Let digs to students and earn tax free rental income. Do you have a spare bedroom in your house that’s sitting empty? If you let it out to students, you can make tax-free money off digs.

Under Irish law, you don’t have to pay tax on your rental income from digs unless you pass the cap of €14,000 in any tax year. This tax relief was introduced with the aim of increasing the availability of rented residential accommodation and has the potential to really help with student housing.

There aren’t a lot of bed spaces that young people can afford at the moment so even though you won’t be paying tax on digs income, you’re still doing a social good. Research shows that more and more people are deferring college because they can’t find a place to rent. Letting digs out to students not only brings you in money, it boosts the amount of people going on to 3rd level education and contributes to the economic recovery.

If you’d like to list a spare room for students on click here.

What are the facts on the tax relief for digs?

You cannot avail of tax relief for digs on private rental accommodation. You can only let digs in your place of primary residence. In the same vein, you cannot avail of tax relief for digs on short term leases.
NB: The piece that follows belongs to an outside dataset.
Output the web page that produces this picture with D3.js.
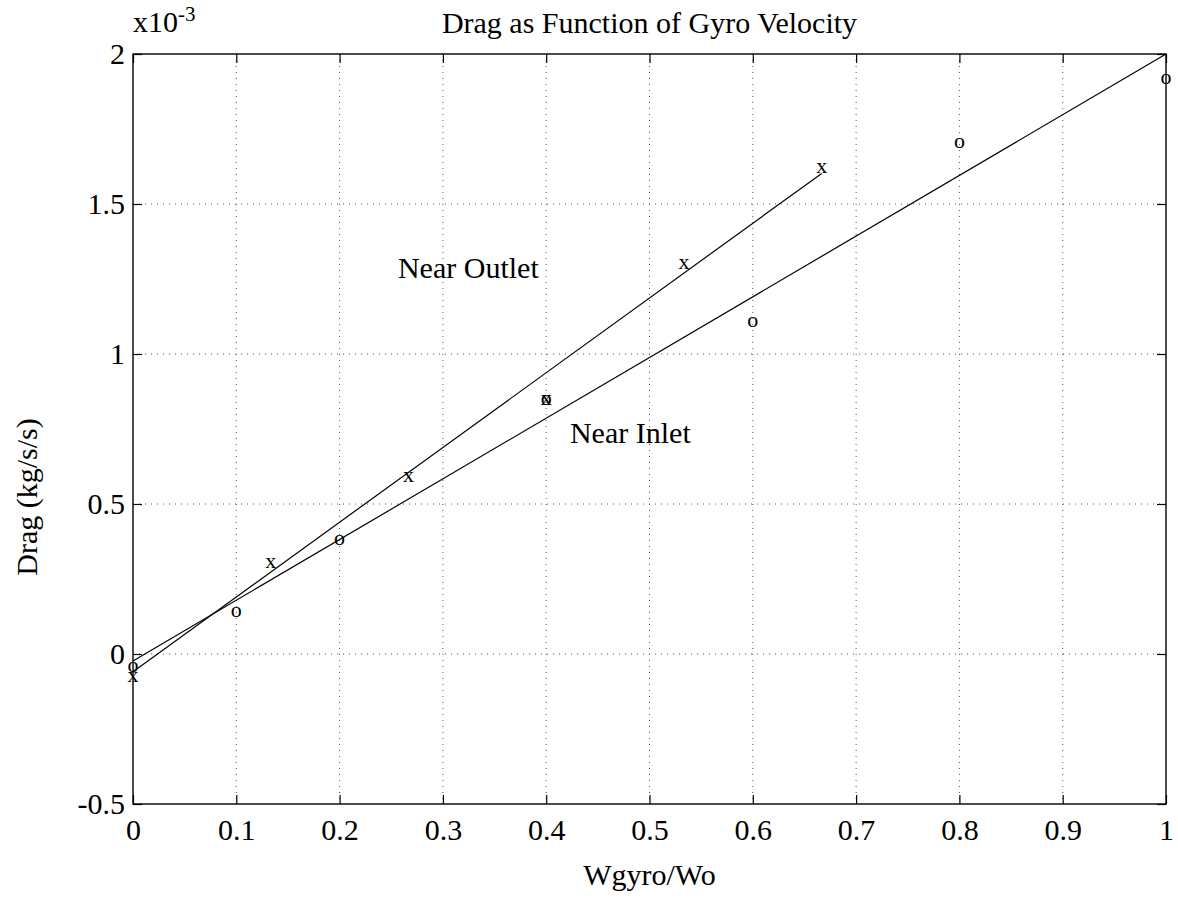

For instance, renting the room out to a student over the course of a college year is covered but not taking in different people every few weeks.

You’re exempt from paying tax on any rental income for digs unless you pass the cap of €14,000 in any one tax year.

Rent-a-room relief will not affect your mortgage interest relief or your exemption from Capital Gains Tax (CGT) if you sell your home.

To find out more information on Rent-A-Room Relief check out

To list your room on click here.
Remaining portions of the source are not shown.